Take a look at the funnel dashboard below.

If you have ever wondered how to get funnel metrics in Salesforce this is the post for you. If you are designing a funnel in Salesforce or simply trying to report on one, these two ideas will help you make sense of your funnel metrics.

Funnels are linear

A marketing funnel is a linear progression of stages–this means that you can’t progress through the funnel without hitting each stage. In a standard MQL>SAL>SQL>WON funnel a record can’t go to SQL without hitting SAL. Depending on how you are tracking the funnel it could be possible for the condition for SQL to be triggered before SAL, but in that instance you would make the assumption that record hit SAL. This is crucial to ensuring that you get the expected results when you are reporting on your funnel.

For sake of demonstration let’s walk through an imaginary scenario:
MQL Date: 1/1
SAL Date:
SQL Date: 2/1
Won Date: 3/1

If we were to try and calculate the conversion rate from MQL to SAL we would have to decide whether we should consider this record an SAL. However, the question we really want to answer is how many MQLs progressed to the next stage, and therefore it makes sense to treat this record as SAL even if it didn’t hit explicitly.

There are definitely use cases for tracking points that do not follow a linear progression. For example, you might want to know how many of your engagements included a certain type of demo. We call this type of metric a Funnel Dimension.

You can track multiple funnels

The combination of linear funnel stages and funnel dimensions are quite flexible, however, there are definitely instances where you would need to go beyond that. For example let’s say you have a sales team that sometimes sources their own leads and those leads never hit MQL. In this case you could define two funnel processes: a Marketing Funnel and Sales Funnel.

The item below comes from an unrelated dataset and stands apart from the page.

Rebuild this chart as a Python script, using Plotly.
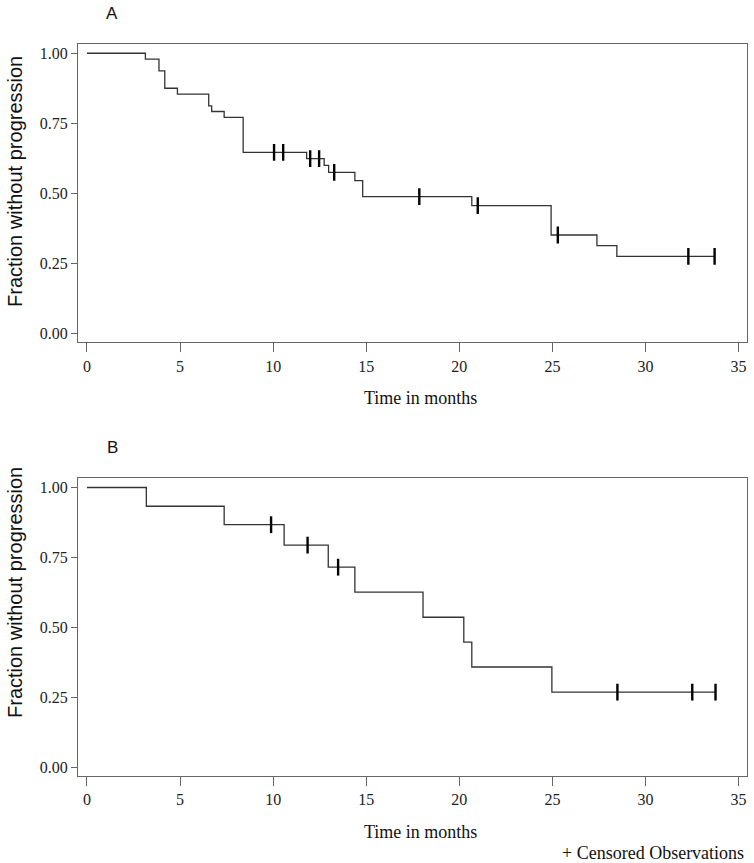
import numpy as np
import plotly.graph_objects as go

# ---------------- data ----------------
A_event_times = [0, 3.14, 3.87, 4.18, 4.86, 6.54, 6.70, 7.37, 8.39, 11.80, 12.74,
                 12.98, 14.39, 14.81, 20.67, 24.93, 27.39, 28.46]
A_survival = [1.000, 0.979, 0.937, 0.875, 0.854, 0.812, 0.792, 0.771, 0.646, 0.624,
              0.600, 0.575, 0.545, 0.488, 0.456, 0.351, 0.313, 0.275]
A_censor_times = [10.05, 10.54, 11.99, 12.47, 13.28, 17.85, 20.99, 25.29, 32.30, 33.71]

B_event_times = [0, 3.19, 7.37, 10.59, 12.96, 14.39, 18.05, 20.24, 20.67, 24.97]
B_survival = [1.000, 0.933, 0.867, 0.794, 0.715, 0.626, 0.536, 0.447, 0.358, 0.268]
B_censor_times = [9.89, 11.85, 13.49, 28.49, 32.51, 33.76]

x_ticks = [0, 5, 10, 15, 20, 25, 30, 35]
y_ticks = [0.00, 0.25, 0.50, 0.75, 1.00]
panel_labels = ["A", "B"]
x_title = "Time in months"
y_title = "Fraction without progression"
legend_text = "+&nbsp;Censored Observations"

# ---------------- geometry (screen pixels) ----------------
W, H = 754, 863
S_LEFT, S_RIGHT, S_TOP, S_BOTTOM = 78, 747, 44, 776
ML, MT, MR, MB = S_LEFT, S_TOP, W - S_RIGHT, H - S_BOTTOM
PW, PH = S_RIGHT - S_LEFT, S_BOTTOM - S_TOP

def py(p):
    return (S_BOTTOM - p) / PH

def px(p):
    return (p - S_LEFT) / PW

fig = go.Figure()

panels = [
    (A_event_times, A_survival, A_censor_times, "x", "y"),
    (B_event_times, B_survival, B_censor_times, "x2", "y2"),
]

LINE_COLOR = "#333333"
for times, surv, cens, xa, ya in panels:
    end_t = max(max(cens), times[-1])
    xs = list(times) + [end_t]
    ys = list(surv) + [surv[-1]]
    fig.add_trace(go.Scatter(x=xs, y=ys, mode="lines", line=dict(shape="hv", color=LINE_COLOR, width=1.3),
                             xaxis=xa, yaxis=ya, showlegend=False, hoverinfo="skip"))
    idx = np.searchsorted(np.array(times), np.array(cens), side="right") - 1
    cy = [surv[i] for i in idx]
    fig.add_trace(go.Scatter(x=cens, y=cy, mode="markers",
                             marker=dict(symbol="line-ns", size=12, line=dict(color="black", width=2.4)),
                             xaxis=xa, yaxis=ya, showlegend=False, hoverinfo="skip"))

axis_common = dict(showline=True, mirror=True, linecolor="#666666", linewidth=1,
                   ticks="outside", tickcolor="#666666", showgrid=False, zeroline=False,
                   tickfont=dict(family="Liberation Serif", size=16, color="#222222"))

xr = [-0.48, 35.45]
yr = [-0.032, 1.033]
domA = [py(342.3), 1.0]
domB = [0.0, py(478.3)]

fig.update_layout(
    width=W, height=H,
    margin=dict(l=ML, r=MR, t=MT, b=MB),
    paper_bgcolor="white", plot_bgcolor="white",
    xaxis=dict(domain=[0, 1], range=xr, tickvals=x_ticks, ticklen=9, anchor="y", **axis_common),
    yaxis=dict(domain=domA, range=yr, tickvals=y_ticks, tickformat=".2f", ticklen=6, anchor="x", **axis_common),
    xaxis2=dict(domain=[0, 1], range=xr, tickvals=x_ticks, ticklen=9, anchor="y2", **axis_common),
    yaxis2=dict(domain=domB, range=yr, tickvals=y_ticks, tickformat=".2f", ticklen=6, anchor="x2", **axis_common),
)

ann = []
for lab, cy_ in zip(panel_labels, (13, 447)):
    ann.append(dict(text=lab, x=px(112), y=py(cy_), xref="paper", yref="paper",
                    showarrow=False, xanchor="center", yanchor="middle",
                    font=dict(family="Liberation Sans", size=17, color="#111111")))
for cy_ in (182, 593):
    ann.append(dict(text=y_title, x=px(15), y=py(cy_), xref="paper", yref="paper", textangle=-90,
                    showarrow=False, xanchor="center", yanchor="middle",
                    font=dict(family="Liberation Sans", size=20, color="#111111")))
for cy_ in (398, 832):
    ann.append(dict(text=x_title, x=px(420), y=py(cy_), xref="paper", yref="paper",
                    showarrow=False, xanchor="center", yanchor="middle",
                    font=dict(family="Liberation Serif", size=18, color="#111111")))
ann.append(dict(text=legend_text, x=px(746), y=py(853), xref="paper", yref="paper",
                showarrow=False, xanchor="right", yanchor="middle",
                font=dict(family="Liberation Serif", size=18, color="#111111")))
fig.update_layout(annotations=ann)

fig.write_html("out.html", config={"displayModeBar": False},
               post_script="document.body.style.margin='0';")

You can re-use the same fields if they overlap or a completely separate field. The key difference is that you now have a way to understand which process a record is following and can therefore tailor your reporting to understand that if you are looking at the conversion rate of MQLs you do not count the Sales Funnel SALs, similarly if you are looking at the sales funnel you would know to exclude Marketing SALs. If you reuse fields that have the same name you can even report across both funnels, you just need to make sure you are looking at fields where the progression makes sense.